(Goal): Your task is to retype, word for word, the lines from the start of the data through the line holding "-0.519, -0.546, -0.554];". Do not include the pictures.

(Available data):
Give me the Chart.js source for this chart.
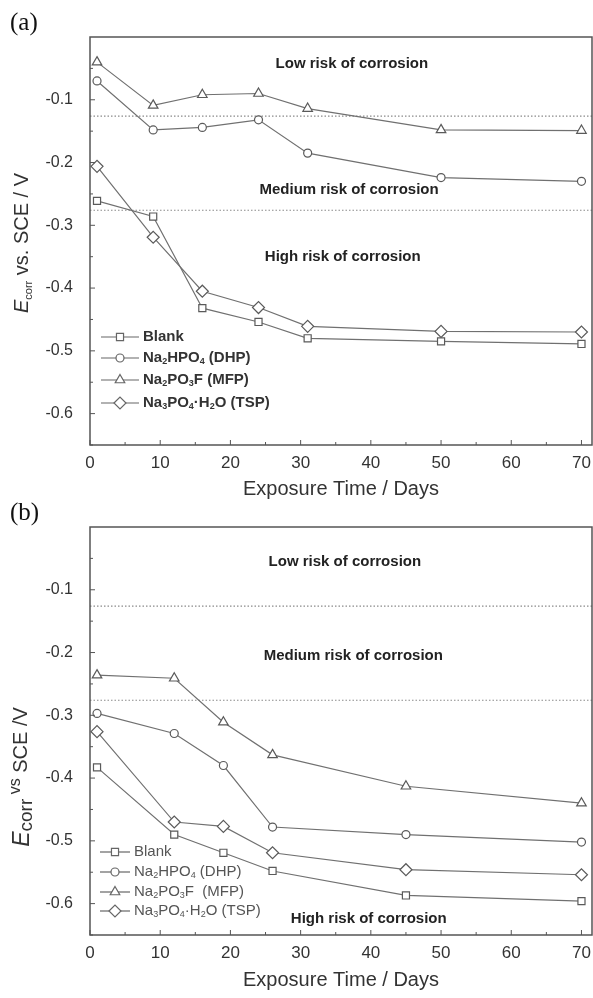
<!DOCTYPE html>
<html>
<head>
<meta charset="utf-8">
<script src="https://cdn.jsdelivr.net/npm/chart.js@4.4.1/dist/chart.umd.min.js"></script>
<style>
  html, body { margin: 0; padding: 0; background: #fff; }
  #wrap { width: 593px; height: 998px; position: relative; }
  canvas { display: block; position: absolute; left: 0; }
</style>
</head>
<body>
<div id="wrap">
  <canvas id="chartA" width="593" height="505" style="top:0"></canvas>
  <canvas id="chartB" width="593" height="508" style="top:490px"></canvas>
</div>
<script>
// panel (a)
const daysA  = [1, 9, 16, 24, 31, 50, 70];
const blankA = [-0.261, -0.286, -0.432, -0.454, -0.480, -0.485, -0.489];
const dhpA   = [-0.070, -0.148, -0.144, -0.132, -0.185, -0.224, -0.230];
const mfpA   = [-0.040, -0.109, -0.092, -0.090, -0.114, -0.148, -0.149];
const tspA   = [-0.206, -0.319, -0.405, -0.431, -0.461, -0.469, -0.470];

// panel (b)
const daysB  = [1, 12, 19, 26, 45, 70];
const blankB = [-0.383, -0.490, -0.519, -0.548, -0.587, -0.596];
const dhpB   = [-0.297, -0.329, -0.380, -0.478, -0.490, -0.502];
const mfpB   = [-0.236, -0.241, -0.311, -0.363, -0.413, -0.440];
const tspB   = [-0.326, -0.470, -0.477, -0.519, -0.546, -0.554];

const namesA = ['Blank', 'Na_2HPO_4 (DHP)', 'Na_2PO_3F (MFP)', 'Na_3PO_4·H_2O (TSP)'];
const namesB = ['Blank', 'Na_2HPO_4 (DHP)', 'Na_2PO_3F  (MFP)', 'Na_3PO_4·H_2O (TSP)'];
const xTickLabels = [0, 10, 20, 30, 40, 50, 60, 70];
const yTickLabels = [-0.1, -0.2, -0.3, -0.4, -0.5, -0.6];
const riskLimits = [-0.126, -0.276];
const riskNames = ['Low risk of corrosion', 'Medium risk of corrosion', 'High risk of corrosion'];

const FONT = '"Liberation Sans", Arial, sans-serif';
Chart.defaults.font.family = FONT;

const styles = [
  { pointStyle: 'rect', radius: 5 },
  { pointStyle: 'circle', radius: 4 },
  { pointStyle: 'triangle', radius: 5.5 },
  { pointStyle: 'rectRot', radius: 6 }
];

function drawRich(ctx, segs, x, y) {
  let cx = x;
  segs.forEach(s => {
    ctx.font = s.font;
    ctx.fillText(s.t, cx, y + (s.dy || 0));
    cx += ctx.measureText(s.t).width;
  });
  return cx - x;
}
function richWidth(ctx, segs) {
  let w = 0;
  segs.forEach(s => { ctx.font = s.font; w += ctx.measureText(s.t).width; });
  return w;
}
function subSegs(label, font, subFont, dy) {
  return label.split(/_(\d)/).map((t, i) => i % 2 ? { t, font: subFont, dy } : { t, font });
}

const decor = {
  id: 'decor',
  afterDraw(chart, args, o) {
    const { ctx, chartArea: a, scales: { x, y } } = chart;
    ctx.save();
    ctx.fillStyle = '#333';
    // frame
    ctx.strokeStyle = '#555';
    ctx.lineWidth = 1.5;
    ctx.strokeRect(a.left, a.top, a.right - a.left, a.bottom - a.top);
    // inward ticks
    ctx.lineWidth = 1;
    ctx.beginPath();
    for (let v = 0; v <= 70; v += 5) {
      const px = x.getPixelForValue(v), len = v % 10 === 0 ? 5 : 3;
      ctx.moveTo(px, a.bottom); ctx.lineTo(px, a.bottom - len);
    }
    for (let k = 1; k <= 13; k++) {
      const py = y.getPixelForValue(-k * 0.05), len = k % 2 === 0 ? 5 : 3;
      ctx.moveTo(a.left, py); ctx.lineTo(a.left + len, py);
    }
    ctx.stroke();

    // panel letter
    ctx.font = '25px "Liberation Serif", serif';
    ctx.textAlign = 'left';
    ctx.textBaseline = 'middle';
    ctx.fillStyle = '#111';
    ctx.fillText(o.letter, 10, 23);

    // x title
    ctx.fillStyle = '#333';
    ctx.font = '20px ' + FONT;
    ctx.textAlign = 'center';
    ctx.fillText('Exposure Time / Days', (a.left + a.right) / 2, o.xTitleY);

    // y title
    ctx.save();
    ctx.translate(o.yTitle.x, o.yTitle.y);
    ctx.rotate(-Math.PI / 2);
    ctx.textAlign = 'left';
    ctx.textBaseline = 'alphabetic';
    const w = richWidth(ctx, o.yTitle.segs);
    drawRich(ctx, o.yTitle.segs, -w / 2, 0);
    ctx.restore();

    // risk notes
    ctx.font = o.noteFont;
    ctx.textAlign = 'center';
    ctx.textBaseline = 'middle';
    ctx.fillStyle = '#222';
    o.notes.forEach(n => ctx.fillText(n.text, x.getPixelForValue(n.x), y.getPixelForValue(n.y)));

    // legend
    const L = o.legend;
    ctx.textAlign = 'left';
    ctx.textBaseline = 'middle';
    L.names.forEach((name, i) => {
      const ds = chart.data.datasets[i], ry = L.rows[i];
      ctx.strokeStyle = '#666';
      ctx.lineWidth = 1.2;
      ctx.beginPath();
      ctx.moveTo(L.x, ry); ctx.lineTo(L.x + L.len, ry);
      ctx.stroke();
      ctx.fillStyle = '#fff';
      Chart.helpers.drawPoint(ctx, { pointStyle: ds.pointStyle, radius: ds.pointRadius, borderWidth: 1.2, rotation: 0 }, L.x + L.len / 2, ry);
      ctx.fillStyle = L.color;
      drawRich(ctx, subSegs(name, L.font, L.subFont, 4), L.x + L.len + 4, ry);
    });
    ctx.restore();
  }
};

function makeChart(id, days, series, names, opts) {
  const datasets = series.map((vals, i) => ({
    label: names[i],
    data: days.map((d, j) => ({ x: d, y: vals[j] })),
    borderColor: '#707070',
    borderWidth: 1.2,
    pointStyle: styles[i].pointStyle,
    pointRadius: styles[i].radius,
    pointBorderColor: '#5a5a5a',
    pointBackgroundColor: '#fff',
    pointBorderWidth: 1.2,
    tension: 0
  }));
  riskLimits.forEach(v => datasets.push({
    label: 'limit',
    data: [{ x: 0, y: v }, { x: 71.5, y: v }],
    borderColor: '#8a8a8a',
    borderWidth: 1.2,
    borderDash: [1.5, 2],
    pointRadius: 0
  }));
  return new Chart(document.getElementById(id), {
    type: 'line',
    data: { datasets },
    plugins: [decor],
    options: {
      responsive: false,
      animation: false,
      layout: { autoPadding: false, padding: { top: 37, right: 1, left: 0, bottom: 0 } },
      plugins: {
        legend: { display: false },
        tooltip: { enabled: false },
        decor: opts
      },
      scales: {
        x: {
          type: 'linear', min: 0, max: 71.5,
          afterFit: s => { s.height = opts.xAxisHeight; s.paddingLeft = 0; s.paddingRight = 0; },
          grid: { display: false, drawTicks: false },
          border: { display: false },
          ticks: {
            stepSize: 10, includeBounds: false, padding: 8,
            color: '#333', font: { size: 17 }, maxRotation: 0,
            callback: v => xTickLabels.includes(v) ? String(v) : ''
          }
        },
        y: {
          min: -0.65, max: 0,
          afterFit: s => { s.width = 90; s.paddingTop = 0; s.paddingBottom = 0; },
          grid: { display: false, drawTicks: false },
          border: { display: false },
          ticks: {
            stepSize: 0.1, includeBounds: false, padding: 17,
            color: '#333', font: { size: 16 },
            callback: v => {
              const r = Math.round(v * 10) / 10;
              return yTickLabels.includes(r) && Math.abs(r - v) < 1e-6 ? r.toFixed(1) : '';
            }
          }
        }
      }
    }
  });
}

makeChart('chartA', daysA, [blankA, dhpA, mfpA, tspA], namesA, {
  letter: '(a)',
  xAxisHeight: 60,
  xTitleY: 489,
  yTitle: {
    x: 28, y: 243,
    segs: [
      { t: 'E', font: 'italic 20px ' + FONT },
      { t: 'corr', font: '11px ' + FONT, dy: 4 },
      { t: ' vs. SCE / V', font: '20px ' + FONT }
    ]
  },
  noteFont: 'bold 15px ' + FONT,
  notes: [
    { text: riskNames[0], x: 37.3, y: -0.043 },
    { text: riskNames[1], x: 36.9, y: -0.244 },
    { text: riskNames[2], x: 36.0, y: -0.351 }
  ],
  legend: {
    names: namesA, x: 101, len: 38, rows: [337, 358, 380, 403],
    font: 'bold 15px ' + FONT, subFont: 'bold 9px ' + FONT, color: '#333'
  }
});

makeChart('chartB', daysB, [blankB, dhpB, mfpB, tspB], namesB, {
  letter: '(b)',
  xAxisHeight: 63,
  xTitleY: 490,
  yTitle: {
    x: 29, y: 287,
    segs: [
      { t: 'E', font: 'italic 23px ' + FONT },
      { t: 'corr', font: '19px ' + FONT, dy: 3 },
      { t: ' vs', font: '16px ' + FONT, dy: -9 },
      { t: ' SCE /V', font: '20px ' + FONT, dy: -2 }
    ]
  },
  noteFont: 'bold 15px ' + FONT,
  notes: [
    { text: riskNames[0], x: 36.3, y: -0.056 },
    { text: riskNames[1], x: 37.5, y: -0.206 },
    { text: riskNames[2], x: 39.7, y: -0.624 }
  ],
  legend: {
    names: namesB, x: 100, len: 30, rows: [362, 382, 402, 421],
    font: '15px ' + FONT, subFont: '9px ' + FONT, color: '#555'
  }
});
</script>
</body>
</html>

(Answer to the exercise):
Give me the Chart.js source for this chart.
<!DOCTYPE html>
<html>
<head>
<meta charset="utf-8">
<script src="https://cdn.jsdelivr.net/npm/chart.js@4.4.1/dist/chart.umd.min.js"></script>
<style>
  html, body { margin: 0; padding: 0; background: #fff; }
  #wrap { width: 593px; height: 998px; position: relative; }
  canvas { display: block; position: absolute; left: 0; }
</style>
</head>
<body>
<div id="wrap">
  <canvas id="chartA" width="593" height="505" style="top:0"></canvas>
  <canvas id="chartB" width="593" height="508" style="top:490px"></canvas>
</div>
<script>
// panel (a)
const daysA  = [1, 9, 16, 24, 31, 50, 70];
const blankA = [-0.261, -0.286, -0.432, -0.454, -0.480, -0.485, -0.489];
const dhpA   = [-0.070, -0.148, -0.144, -0.132, -0.185, -0.224, -0.230];
const mfpA   = [-0.040, -0.109, -0.092, -0.090, -0.114, -0.148, -0.149];
const tspA   = [-0.206, -0.319, -0.405, -0.431, -0.461, -0.469, -0.470];

// panel (b)
const daysB  = [1, 12, 19, 26, 45, 70];
const blankB = [-0.383, -0.490, -0.519, -0.548, -0.587, -0.596];
const dhpB   = [-0.297, -0.329, -0.380, -0.478, -0.490, -0.502];
const mfpB   = [-0.236, -0.241, -0.311, -0.363, -0.413, -0.440];
const tspB   = [-0.326, -0.470, -0.477, -0.519, -0.546, -0.554];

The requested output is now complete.